OBJECTIVE: Where the string "that" occurs in the material below, report the whole line.

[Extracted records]
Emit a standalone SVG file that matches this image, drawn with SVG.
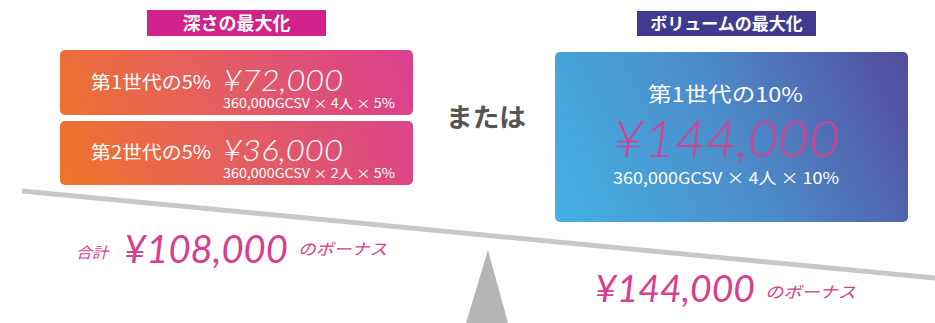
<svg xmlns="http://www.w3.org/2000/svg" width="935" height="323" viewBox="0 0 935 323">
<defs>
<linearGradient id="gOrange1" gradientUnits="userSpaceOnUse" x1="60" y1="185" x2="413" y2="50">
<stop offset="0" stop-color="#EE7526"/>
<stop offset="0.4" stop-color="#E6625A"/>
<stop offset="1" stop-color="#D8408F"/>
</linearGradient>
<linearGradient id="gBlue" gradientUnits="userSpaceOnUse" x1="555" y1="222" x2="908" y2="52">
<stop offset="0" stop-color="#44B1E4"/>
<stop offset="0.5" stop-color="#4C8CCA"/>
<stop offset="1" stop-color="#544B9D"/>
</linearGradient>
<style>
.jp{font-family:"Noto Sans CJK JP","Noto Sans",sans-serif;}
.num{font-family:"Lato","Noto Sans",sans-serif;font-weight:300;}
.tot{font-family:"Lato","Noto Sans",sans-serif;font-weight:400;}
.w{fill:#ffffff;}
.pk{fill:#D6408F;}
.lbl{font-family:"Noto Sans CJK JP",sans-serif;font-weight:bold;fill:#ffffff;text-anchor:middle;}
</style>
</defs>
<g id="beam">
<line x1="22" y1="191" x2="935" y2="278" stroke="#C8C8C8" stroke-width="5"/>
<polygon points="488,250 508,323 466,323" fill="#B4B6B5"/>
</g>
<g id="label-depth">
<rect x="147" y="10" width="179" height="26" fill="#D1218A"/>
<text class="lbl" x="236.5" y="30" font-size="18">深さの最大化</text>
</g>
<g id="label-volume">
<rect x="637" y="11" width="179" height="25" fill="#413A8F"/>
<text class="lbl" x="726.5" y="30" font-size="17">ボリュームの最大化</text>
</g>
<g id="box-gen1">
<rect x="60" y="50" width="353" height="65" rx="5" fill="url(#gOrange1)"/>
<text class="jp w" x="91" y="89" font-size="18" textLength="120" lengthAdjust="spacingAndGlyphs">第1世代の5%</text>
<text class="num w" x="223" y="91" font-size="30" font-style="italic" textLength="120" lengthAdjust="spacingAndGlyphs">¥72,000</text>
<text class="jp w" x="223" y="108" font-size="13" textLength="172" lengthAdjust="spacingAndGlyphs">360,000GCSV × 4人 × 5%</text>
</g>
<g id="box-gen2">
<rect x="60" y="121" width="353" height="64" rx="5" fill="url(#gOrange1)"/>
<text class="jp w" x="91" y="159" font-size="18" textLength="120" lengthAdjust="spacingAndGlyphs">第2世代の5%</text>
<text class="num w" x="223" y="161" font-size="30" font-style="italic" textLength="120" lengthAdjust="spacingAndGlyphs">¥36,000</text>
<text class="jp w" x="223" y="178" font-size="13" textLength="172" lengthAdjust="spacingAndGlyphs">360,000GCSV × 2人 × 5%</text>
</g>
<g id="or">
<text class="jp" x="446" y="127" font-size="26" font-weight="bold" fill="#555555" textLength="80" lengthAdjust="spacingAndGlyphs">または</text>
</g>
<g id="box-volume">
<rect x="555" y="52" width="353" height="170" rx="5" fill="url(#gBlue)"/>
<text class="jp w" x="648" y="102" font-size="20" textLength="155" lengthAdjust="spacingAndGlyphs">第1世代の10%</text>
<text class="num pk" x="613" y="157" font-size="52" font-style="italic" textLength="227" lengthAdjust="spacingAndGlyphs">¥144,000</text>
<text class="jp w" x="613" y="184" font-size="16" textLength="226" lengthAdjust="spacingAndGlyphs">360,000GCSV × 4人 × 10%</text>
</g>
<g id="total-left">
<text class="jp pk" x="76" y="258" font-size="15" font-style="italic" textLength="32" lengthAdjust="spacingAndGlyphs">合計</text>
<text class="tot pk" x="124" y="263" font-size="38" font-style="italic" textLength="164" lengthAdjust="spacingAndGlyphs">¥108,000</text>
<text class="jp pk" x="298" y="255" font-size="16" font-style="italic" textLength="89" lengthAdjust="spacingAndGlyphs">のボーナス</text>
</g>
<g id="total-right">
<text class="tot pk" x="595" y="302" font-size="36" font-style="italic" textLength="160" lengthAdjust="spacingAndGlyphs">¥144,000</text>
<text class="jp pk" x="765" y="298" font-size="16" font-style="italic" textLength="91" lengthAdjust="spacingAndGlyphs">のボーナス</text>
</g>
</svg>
--
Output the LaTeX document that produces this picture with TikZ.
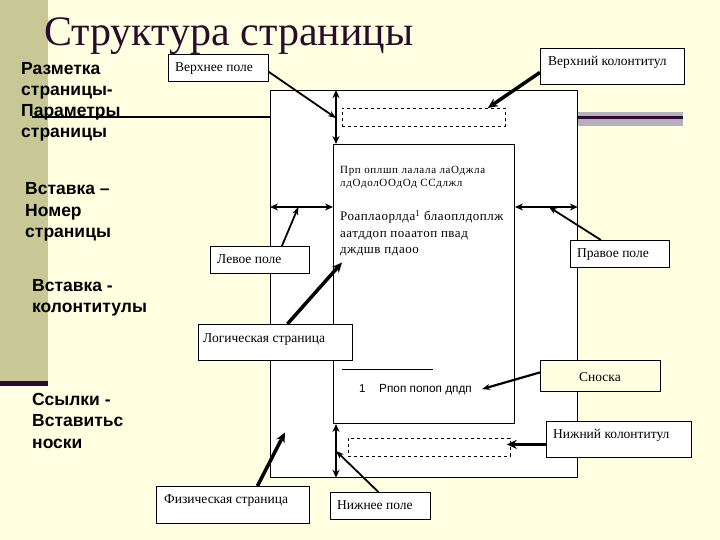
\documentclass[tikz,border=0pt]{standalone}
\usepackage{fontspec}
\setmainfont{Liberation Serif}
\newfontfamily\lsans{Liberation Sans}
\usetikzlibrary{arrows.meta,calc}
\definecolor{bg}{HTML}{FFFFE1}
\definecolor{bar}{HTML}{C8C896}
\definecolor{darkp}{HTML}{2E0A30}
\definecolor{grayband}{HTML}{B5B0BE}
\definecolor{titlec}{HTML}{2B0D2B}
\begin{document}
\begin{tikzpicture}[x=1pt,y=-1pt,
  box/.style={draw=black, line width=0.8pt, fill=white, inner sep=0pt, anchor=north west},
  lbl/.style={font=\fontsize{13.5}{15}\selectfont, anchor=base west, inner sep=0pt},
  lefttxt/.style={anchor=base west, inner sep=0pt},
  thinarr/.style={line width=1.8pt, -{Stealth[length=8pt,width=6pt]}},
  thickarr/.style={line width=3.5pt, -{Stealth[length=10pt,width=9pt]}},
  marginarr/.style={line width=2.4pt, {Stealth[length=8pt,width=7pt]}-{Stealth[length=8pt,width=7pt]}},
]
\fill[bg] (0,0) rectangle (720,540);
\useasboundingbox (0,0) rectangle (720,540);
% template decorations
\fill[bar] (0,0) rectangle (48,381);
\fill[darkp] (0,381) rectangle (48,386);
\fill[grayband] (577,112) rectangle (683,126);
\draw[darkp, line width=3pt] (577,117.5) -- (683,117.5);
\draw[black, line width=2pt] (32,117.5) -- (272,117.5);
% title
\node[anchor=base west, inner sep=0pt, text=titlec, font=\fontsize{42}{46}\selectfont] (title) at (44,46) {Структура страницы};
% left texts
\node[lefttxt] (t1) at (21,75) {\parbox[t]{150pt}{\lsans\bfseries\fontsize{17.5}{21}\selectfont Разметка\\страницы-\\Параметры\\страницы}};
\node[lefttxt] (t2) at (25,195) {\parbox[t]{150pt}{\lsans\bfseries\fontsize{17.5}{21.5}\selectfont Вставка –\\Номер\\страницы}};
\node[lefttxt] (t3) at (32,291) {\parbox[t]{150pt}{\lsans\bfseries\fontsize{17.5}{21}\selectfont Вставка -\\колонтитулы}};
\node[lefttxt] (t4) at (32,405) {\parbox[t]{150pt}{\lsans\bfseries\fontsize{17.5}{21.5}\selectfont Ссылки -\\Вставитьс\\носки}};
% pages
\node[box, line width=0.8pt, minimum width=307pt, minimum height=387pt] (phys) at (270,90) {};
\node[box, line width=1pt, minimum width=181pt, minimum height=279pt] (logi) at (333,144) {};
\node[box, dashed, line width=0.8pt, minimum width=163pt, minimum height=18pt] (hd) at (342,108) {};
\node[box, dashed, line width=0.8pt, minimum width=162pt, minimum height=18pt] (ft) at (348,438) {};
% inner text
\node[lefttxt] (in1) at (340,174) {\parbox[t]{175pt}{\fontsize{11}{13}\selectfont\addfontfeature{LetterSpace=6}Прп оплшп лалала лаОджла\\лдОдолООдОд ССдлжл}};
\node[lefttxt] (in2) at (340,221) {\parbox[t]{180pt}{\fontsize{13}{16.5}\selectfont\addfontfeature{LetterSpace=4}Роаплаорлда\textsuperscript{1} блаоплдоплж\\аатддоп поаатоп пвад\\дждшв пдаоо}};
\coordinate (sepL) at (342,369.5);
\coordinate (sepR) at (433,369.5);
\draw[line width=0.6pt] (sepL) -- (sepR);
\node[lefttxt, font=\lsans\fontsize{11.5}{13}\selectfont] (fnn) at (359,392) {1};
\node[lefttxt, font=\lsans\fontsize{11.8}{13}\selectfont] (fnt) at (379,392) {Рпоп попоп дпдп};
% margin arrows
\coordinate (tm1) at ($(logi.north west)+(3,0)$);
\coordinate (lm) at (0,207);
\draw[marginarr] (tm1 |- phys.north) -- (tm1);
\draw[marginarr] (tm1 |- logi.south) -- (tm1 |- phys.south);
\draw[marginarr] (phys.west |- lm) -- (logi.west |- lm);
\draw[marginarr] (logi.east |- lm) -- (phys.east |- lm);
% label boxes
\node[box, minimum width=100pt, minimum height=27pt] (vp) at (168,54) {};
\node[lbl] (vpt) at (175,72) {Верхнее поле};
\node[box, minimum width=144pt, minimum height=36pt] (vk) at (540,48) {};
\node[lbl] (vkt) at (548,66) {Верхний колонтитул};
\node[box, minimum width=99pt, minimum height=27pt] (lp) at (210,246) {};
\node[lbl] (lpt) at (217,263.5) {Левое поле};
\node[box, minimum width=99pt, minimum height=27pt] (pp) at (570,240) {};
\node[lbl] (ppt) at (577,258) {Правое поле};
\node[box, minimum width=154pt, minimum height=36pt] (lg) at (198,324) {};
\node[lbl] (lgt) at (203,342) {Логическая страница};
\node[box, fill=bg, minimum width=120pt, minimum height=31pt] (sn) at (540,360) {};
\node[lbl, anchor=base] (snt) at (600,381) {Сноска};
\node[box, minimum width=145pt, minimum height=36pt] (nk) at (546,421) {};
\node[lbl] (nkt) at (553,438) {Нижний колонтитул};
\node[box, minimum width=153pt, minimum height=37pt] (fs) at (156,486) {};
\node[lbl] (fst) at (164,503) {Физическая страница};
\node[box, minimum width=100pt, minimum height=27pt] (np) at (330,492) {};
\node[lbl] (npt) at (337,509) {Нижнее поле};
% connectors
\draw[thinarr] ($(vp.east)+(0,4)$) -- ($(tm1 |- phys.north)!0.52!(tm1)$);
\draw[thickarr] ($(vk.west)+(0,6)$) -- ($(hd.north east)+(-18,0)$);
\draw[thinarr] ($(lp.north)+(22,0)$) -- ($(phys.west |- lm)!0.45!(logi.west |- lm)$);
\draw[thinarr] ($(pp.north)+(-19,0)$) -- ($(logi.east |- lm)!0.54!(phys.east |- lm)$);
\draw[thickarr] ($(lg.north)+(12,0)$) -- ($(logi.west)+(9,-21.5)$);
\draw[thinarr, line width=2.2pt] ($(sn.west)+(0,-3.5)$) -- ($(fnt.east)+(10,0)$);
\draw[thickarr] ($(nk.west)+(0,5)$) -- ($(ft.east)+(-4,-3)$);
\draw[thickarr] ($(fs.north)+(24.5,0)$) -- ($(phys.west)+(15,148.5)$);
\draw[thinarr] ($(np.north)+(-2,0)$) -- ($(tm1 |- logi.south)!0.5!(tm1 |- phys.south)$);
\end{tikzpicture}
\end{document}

RESULT FOR THIS TASK:
Emit a standalone SVG file that matches this image, drawn with SVG.
Output the LaTeX document that produces this picture with TikZ.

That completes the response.